Pour différents auteurs, comme Antoinette Rouvroy et Thomas Berns[6], les systèmes actuellement élaborés par les commerçants pour capter l’attention de leurs clients participent à l’institution d’une nouvelle forme de gouvernementalité qui se distingue nettement de celle que mettent en œuvre les algorithmes que nous venons de présenter. Ils défendent l’idée qu’avec le développement des big data, les commerçants ont aujourd’hui accès à une gigantesque quantité d’informations qui constitue, pour eux, un double numérique de la réalité. Les puissances de calcul informatique dont ils disposent maintenant leur permettent alors de traiter ces données de façon à saisir les consommateurs, non plus « par le haut », c’est-à-dire à l’aide d’une définition claire et précise sur la manière dont il est possible de prédire leurs appétences, mais « par le bas », c’est-à-dire sans réaliser aucune hypothèse forte sur ces appétences, mais en laissant les algorithmes les découvrir par eux-mêmes[7]. Antoinette Rouvroy et Thomas Berns en concluent alors que ces techniques de captation de l’attention instaurent des formes de gouvernementalité qui n’ont pas de précédent et qui ont la particularité d’être présentées comme a-normatives dans le sens où elles se fondent sur des technologies algorithmiques qui ont la capacité de saisir le réel de façon immanente.

 

Gouverner les consommateurs en organisant leur environnement selon un critère d’utilité

 

De notre point de vue, l’argument défendu par Antoinette Rouvroy et Thomas Berns a l’avantage de pointer les limites du projet politique qui accompagne le développement de ces nouveaux systèmes de captation.

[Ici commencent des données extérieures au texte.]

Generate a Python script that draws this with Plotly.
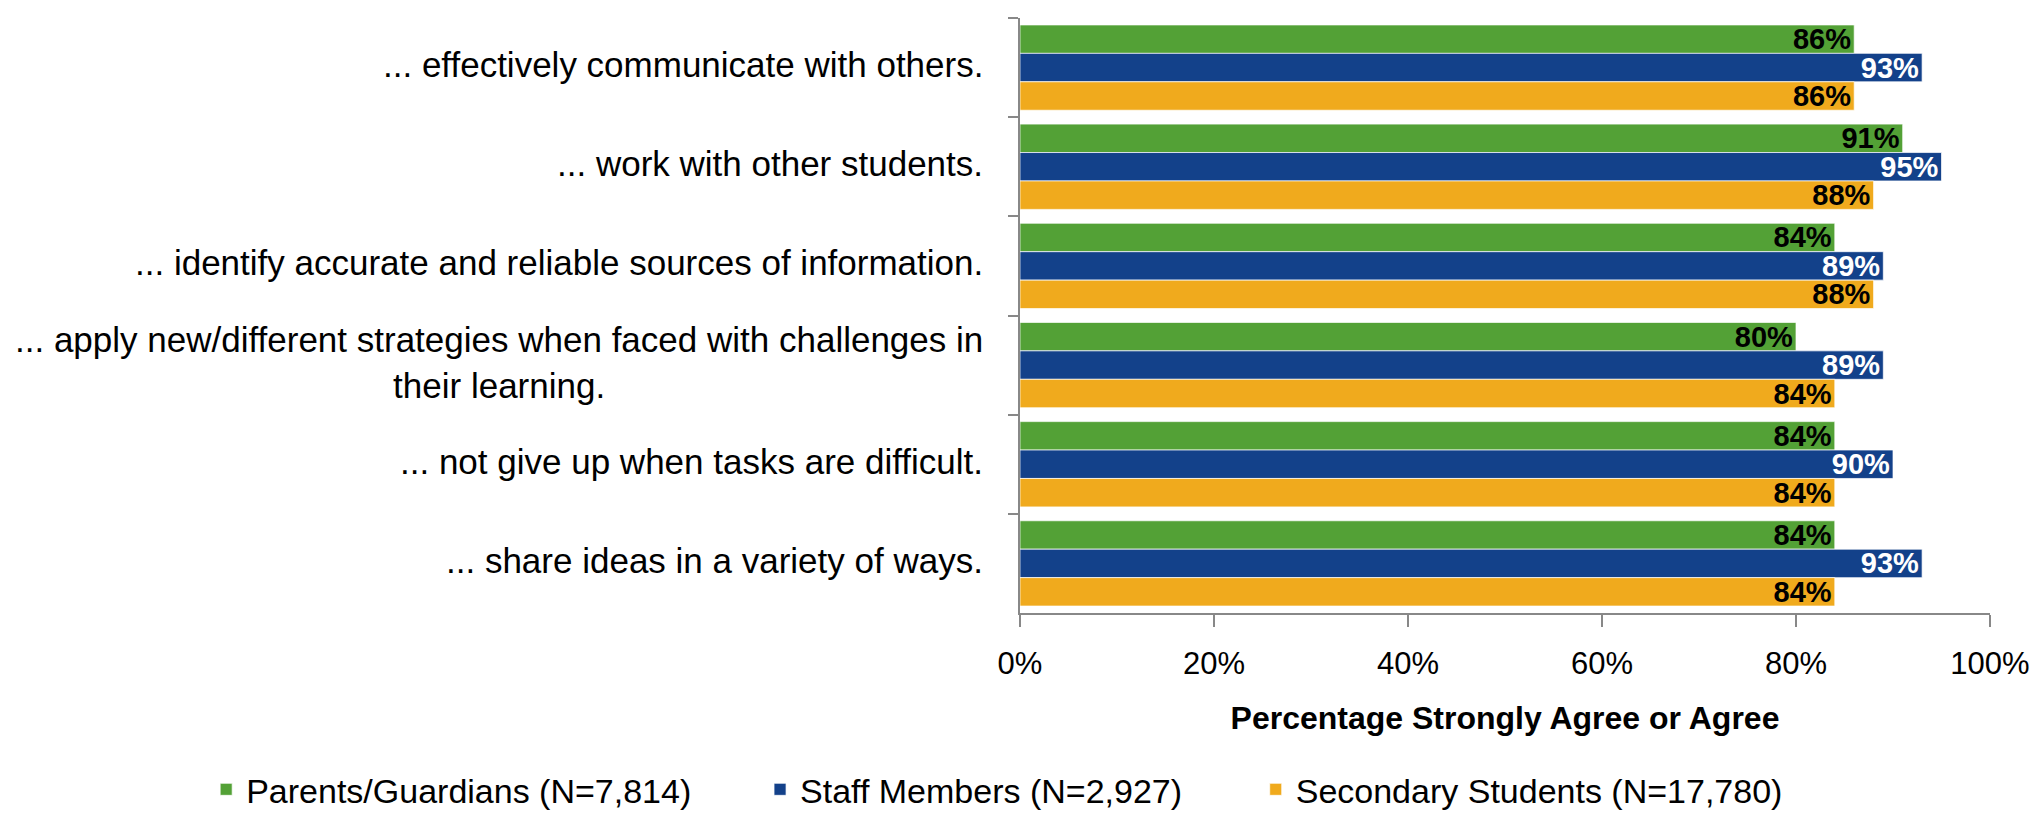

Il présuppose en effet que le réel peut se gouverner par lui-même. Il s’agit d’une remarque importante car cette présupposition est bel et bien partagée par une bonne partie de ceux qui conçoivent ces technologies. Elle n’en reste pas moins trompeuse dans la mesure où les algorithmes d’apprentissage qui sont actuellement mobilisés pour modéliser les appétences des consommateurs n’atteignent évidemment pas la réalité de manière immanente. Un peu à la manière de l’apprentissage humain, celui que réalisent les machines fait l’objet de biais qui sont multiples et qui véhiculent diverses formes de normativité[8]. De manière générale, les concepteurs de ces technologies opèrent effectivement un important travail de structuration des bases de données qui permettent cet apprentissage en réglant le point de vue que la machine porte sur la réalité. De même, la conception d’un algorithme d’apprentissage implique généralement, à tout le moins en bout de chaîne, de prêter à la machine un certain nombre de critères lui permettant d’auto-évaluer et, partant, d’auto-réviser ces apprentissages de façon à améliorer sa performance. Bien souvent, ces critères sont, par exemple, le temps de consultation des produits, le nombre de cliques, de likes, le fait ou non de placer le produit dans le panier, ou encore, de l’acheter. Ils constituent en ce sens des critères d’optimisation qui ont pour principale finalité de permettre à la machine de communiquer aux consommateurs des informations les engageant toujours plus avant dans le processus d’achat. Ces critères influent fortement sur les modélisations des consommateurs et, par conséquent, sur les types d’informations que l’algorithme leur communique. Il est clair que ces modélisations et communications prendraient par exemple des formes très différentes si ces algorithmes n’étaient pas conçus pour optimiser l’engagement des internautes sur la plateforme consultée, mais plutôt pour minimiser, par exemple, leur désorientation !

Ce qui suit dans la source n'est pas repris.